All of which is to say that while it's fine and dandy to stand tall and proclaim an unambiguous, "no tolerance" policy toward these difficult problems plaguing our societies (e.g. hate crimes, violence against minorities, etc), it's actually counterproductive to the greater cause. The conversation has to start with the recognition that every one of us is flawed, to some degree, and comes to the table with biases and blind spots. The conversation has to be more complicated, not less. If we can't do that, our dialogues devolve into useless shouting matches-- or worse, the real villains step in and seize control. We actually need to talk to each other, not slap labels on people. While I find Morrissey's statements worrisome and certainly inflammatory to some degree, I also think he raises an important point, which I'll repeat: is it possible to love England and disapprove of the way immigration is changing the country, and yet not be a racist? Is there really nothing we can learn from that point of view?

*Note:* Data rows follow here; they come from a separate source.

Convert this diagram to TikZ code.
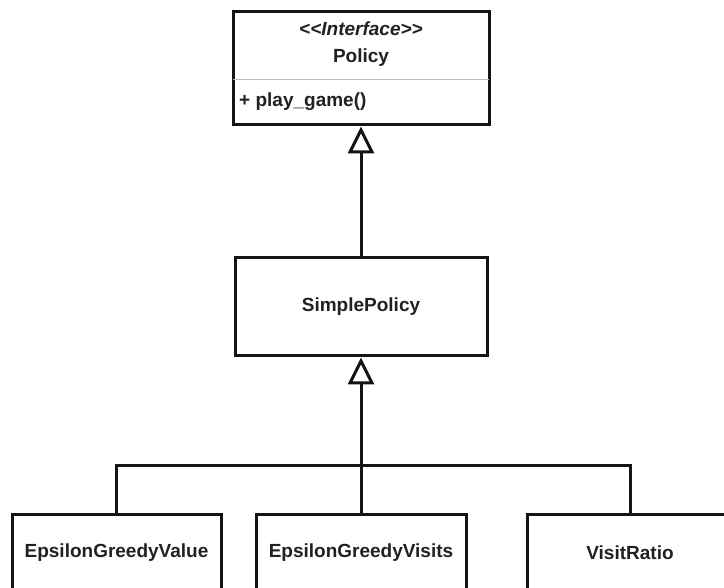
\documentclass[tikz,border=0pt]{standalone}
\usepackage{fontspec}
\setmainfont{Liberation Sans}
\usetikzlibrary{arrows.meta}
\begin{document}
\begin{tikzpicture}[x=1pt,y=-1pt,
  box/.style={draw=black!92, line width=3pt, fill=white, inner sep=0pt, text=black!87, font=\fontsize{19}{22}\selectfont\bfseries},
  lbl/.style={inner sep=0pt, text=black!87, font=\fontsize{19}{22}\selectfont\bfseries},
  conn/.style={draw=black!92, line width=3pt},
  inh/.style={conn, -{Triangle[open, length=27pt, width=26pt]}}]
\useasboundingbox (0,0) rectangle (724,588);
\clip (0,0) rectangle (724,588);

% Policy interface
\node[box, minimum width=256pt, minimum height=113pt] (policy) at (361,68.5) {};
\coordinate (divy) at (0,80);
\draw[black!25, line width=1pt, shorten <=1.5pt, shorten >=1.5pt] (policy.west |- divy) -- (policy.east |- divy);
\node[lbl, font=\fontsize{19}{22}\selectfont\bfseries\itshape] (stereo) at (361,29) {\hbox{<}\hbox{<}Interface\hbox{>}\hbox{>}};
\node[lbl] (pname) at (361,58) {Policy};
\node[lbl, anchor=west] (method) at (239,102) {+ play\_game()};

% SimplePolicy
\node[box, minimum width=252pt, minimum height=98pt] (simple) at (361,307) {SimplePolicy};

% children
\node[box, minimum width=209pt, minimum height=78pt] (c1) at (116.5,553) {EpsilonGreedyValue};
\node[box, minimum width=210pt, minimum height=78pt] (c2) at (361,553) {EpsilonGreedyVisits};
\node[box, minimum width=206pt, minimum height=78pt] (c3) at (630,553) {VisitRatio};

% connectors
\draw[inh] (simple.north) -- (policy.south);
\coordinate (bus) at (361,466);
\draw[inh] (c2.north) -- (simple.south);
\draw[conn] (c1.north) |- (bus);
\draw[conn] (c3.north) |- (bus);
\end{tikzpicture}
\end{document}
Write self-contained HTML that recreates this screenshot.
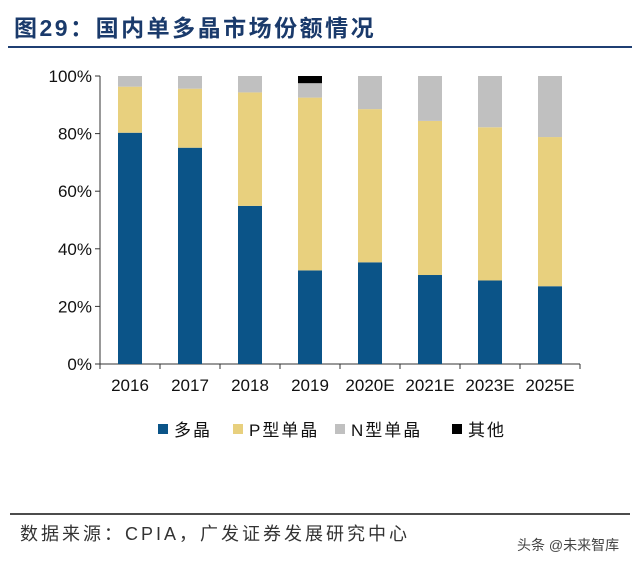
<!DOCTYPE html>
<html><head><meta charset="utf-8"><style>
body{margin:0;width:640px;height:560px;background:#fff;overflow:hidden;font-family:"Liberation Sans","Noto Sans CJK SC",sans-serif;}
</style></head><body>
<svg width="640" height="560" id="chart">
<text x="14" y="36" font-size="23" font-weight="bold" fill="#1a3a6b" letter-spacing="2.5" font-family="Liberation Sans, Noto Sans CJK SC, sans-serif">图29：国内单多晶市场份额情况</text>
<line x1="8" y1="47" x2="632" y2="47" stroke="#1f3f73" stroke-width="2"/>
<g id="plot"></g>
<line x1="10" y1="514" x2="630" y2="514" stroke="#111" stroke-width="1.5"/>
<text x="20" y="540" font-size="18" fill="#333" letter-spacing="3">数据来源：CPIA，广发证券发展研究中心</text>
<text x="517" y="550" font-size="14" fill="#444">头条 @未来智库</text>
</svg>
<script>
const categories=["2016","2017","2018","2019","2020E","2021E","2023E","2025E"];
const multi=[80.3,75.1,54.9,32.5,35.3,30.9,29.0,27.0];
const pType=[16.0,20.5,39.4,60.0,53.2,53.5,53.2,51.8];
const nType=[3.7,4.4,5.7,5.0,11.5,15.6,17.8,21.2];
const other=[0,0,0,2.5,0,0,0,0];
const yTicks=[0,20,40,60,80,100];
const seriesNames=["多晶","P型单晶","N型单晶","其他"];
const colors=["#0b5488","#e8d07e","#c0c0c0","#000000"];
const ns="http://www.w3.org/2000/svg";
const g=document.getElementById('plot');
const x0=100,x1=580,yTop=76,yBot=364;
const band=(x1-x0)/categories.length, bw=24;
const y=v=>yBot-(v/100)*(yBot-yTop);
const xc=i=>x0+band*(i+0.5);
function mk(t,a){const e=document.createElementNS(ns,t);for(const k in a)e.setAttribute(k,a[k]);g.appendChild(e);return e;}
let ax=mk('line',{x1:x0,y1:yTop,x2:x0,y2:yBot,stroke:'#333'});


let bx=mk('line',{x1:x0,y1:yBot,x2:x1,y2:yBot,stroke:'#333'});


yTicks.forEach(t=>{
 let tk=mk('line',{x1:x0-5,y1:y(t),x2:x0,y2:y(t),stroke:'#333'});
 
 
 let tx=mk('text',{x:x0-8,y:y(t)+6,'text-anchor':'end','font-size':17,fill:'#111'});
 tx.textContent=t+'%';
 
 
});
for(let i=0;i<=categories.length;i++){
 let tk=mk('line',{x1:x0+band*i,y1:yBot,x2:x0+band*i,y2:yBot+5,stroke:'#333'});
 
 
}
const series=[multi,pType,nType,other];
categories.forEach((c,i)=>{
 let acc=0;
 series.forEach((s,k)=>{
  const v=s[i]; if(v<=0)return;
  let r=mk('rect',{x:xc(i)-bw/2,y:y(acc+v),width:bw,height:y(acc)-y(acc+v),fill:colors[k]});
  
  
  acc+=v;
 });
 let tx=mk('text',{x:xc(i),y:yBot+27,'text-anchor':'middle','font-size':17,fill:'#111'});
 tx.textContent=c;
 
 
});
const legX=[158,233,335,452];
seriesNames.forEach((n,k)=>{
 let r=mk('rect',{x:legX[k],y:424,width:10,height:10,fill:colors[k]});
 
 
 let t=mk('text',{x:legX[k]+16,y:436,'font-size':17,fill:'#111','letter-spacing':2});
 t.textContent=n;
 
 
});
</script>
</body></html>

I don't know if Morrissey really is the paradoxical figure I'm painting him to be. I don't know if he's a soft-hearted guy who genuinely loves England, genuinely gets along with people of other races, and yet has indefensible, troublesome views about immigration which echo those of extreme right-wingers. Maybe Morrissey really is a nationalist asshole and I'm totally wrong to give him the benefit of the doubt. The thing is, I don't know. And neither does the NME, because at every turn they've cut off any useful conversation about race and immigration and instead sensationalized the matter to sell papers. Circling back, this is frequently the problem with political correctness: it is a policing action, often mindlessly punitive, which stops conversations before they start. No decent person disagrees with the causes political correctness seeks to champion. The issue is with how it's done.